Apple-cinnamon Muffins
By Camilla Garrison
Recipe from Hannah Garrison
Here I have a recipe for the best fall muffins, a cinnamon muffin with apple pieces and an optional butter-cinnamon topping. These were pretty quick and easy to make and even faster with an apple peeler and core-ing machine and a stand mixer. They make good breakfast muffins, although are delicious at any time of day. This recipe makes twelve medium sized muffins, but I doubled it because they don’t last very long in a house of four!
Ingredients:
2 cups flour (+ 2 tsp for coating apples)

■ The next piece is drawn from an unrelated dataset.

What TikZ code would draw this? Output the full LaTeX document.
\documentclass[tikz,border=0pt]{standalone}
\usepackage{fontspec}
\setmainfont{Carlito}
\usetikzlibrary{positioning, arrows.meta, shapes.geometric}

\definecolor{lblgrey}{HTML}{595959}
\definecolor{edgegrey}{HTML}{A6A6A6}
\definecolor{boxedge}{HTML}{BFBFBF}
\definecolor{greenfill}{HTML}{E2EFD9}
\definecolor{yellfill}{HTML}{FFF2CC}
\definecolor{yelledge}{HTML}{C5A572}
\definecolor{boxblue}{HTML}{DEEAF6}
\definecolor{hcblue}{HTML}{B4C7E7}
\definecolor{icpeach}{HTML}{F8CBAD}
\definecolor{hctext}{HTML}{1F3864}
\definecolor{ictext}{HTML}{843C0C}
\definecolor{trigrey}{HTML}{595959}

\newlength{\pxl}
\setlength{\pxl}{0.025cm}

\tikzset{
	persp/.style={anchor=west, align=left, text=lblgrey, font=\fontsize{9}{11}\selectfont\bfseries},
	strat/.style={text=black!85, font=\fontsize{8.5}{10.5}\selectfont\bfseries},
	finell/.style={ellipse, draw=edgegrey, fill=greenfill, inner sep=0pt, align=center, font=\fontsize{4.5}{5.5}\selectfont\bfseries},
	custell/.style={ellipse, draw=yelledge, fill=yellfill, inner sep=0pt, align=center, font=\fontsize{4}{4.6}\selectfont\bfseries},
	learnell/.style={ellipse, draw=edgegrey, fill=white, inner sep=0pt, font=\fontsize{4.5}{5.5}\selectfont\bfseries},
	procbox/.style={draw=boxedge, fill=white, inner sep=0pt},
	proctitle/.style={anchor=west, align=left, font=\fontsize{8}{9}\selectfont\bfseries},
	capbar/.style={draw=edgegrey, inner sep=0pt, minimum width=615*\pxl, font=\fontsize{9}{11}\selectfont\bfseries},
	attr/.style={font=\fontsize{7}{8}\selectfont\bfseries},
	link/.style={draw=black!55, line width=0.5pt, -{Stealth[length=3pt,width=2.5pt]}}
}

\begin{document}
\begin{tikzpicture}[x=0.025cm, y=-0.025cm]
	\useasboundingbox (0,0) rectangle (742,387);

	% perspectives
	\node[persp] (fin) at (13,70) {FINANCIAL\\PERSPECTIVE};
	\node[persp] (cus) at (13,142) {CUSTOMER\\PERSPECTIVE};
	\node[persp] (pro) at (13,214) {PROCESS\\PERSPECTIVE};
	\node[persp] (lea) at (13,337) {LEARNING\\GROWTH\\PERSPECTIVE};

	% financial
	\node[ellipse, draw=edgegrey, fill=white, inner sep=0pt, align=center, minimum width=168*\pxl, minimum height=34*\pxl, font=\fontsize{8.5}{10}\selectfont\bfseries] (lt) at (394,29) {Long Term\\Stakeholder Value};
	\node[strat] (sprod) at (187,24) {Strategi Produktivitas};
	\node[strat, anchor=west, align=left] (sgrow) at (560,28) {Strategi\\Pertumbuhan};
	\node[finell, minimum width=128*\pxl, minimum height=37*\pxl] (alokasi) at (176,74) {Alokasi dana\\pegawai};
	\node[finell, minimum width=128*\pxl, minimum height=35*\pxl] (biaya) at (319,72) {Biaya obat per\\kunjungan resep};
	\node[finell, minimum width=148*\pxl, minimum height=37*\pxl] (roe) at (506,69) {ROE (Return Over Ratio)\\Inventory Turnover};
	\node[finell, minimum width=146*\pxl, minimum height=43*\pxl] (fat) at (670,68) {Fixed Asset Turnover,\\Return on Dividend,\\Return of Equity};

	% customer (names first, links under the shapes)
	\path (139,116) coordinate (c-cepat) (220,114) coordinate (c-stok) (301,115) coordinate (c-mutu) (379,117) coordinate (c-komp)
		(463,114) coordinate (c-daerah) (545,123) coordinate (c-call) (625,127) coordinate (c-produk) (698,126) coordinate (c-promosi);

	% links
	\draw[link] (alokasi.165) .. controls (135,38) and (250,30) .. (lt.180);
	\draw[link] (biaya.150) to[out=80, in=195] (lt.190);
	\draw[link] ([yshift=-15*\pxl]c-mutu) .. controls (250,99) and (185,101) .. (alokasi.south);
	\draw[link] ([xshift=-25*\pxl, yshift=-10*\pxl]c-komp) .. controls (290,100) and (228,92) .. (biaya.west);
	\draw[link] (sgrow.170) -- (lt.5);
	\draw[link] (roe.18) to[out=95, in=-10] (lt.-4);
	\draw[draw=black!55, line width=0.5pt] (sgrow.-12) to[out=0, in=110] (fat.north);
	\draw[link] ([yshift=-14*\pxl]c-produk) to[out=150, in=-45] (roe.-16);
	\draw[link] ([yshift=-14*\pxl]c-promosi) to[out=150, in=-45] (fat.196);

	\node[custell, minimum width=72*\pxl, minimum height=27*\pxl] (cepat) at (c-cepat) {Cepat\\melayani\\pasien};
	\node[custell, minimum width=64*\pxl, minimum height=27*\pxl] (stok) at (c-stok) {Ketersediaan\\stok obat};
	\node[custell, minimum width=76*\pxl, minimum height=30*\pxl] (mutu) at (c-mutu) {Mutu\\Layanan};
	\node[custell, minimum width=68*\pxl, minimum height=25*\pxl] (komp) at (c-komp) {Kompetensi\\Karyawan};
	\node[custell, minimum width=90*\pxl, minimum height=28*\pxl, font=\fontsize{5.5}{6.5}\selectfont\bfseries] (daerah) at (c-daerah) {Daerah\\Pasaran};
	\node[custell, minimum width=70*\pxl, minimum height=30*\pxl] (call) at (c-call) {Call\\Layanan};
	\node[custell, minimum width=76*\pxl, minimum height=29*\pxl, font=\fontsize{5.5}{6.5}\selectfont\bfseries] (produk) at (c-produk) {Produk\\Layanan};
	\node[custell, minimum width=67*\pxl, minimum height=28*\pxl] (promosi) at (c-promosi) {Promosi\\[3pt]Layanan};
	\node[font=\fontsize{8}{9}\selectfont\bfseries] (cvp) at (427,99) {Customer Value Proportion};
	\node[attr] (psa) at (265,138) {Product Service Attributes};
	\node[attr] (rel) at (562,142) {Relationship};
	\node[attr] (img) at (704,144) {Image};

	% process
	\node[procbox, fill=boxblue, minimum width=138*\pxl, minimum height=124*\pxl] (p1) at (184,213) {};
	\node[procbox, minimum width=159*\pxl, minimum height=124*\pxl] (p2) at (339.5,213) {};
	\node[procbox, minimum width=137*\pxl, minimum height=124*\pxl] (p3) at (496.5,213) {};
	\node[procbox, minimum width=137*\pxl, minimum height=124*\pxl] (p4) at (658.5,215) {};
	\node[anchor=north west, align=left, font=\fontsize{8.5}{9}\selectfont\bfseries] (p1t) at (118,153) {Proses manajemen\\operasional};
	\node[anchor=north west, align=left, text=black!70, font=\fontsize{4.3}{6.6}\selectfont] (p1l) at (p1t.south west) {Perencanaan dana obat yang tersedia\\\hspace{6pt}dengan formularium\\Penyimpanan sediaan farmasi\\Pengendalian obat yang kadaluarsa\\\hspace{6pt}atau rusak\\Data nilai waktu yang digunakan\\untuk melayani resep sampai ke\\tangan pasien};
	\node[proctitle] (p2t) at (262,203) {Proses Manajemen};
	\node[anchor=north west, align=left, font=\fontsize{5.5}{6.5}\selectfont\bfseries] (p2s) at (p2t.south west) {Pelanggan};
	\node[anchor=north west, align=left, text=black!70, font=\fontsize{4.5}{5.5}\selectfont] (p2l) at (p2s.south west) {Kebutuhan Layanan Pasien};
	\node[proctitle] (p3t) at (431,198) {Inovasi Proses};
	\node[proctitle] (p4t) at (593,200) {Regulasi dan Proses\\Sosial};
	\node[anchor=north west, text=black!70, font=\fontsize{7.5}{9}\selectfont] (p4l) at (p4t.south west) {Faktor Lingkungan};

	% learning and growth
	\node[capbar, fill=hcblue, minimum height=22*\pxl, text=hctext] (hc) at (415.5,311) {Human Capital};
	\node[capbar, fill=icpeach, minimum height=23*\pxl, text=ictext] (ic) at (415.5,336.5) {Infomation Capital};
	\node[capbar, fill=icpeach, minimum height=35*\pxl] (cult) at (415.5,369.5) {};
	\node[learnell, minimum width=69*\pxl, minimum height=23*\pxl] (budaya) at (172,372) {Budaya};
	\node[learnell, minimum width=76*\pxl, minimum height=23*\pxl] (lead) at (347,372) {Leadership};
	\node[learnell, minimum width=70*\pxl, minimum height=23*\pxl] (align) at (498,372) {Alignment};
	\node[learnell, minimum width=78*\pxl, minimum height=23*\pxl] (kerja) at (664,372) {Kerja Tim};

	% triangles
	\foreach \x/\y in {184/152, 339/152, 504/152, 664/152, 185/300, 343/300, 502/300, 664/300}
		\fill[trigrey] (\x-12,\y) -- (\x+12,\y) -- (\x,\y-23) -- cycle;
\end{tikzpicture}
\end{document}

1 1/2 teaspoons baking powder
1/2 teaspoon salt
2 teaspoons ground cinnamon (+ 2 tsp for coating apples)
2 cups diced apples
1/2 cup (1 stick) unsalted butter, room temp
1 cup granulated sugar
2 large eggs
2 teaspoons vanilla
1/2 cup milk
Topping: 1/2 cup butter melted, 1/4 cup granulated sugar and a few shakes of cinnamon.
Instructions:
1) Preheat oven to 375 degrees, spray muffin tins with bakers spray or butter and flour.
2) Sift together flour, baking powder, salt and cinnamon.
3) Toss apples and 2 teaspoons of flour and cinnamon.
4) Cream butter and sugar for 3 minutes, add eggs one at a time and mix in vanilla.
5) Fold in flour mixture, alternate with milk and mix until just combined. Fill tins 2/3 full.
6) Make topping - melt butter and let cool. Mix sugar and cinnamon.
7) Bake 30 minutes. Dip in butter and then sugar. Let cool and enjoy!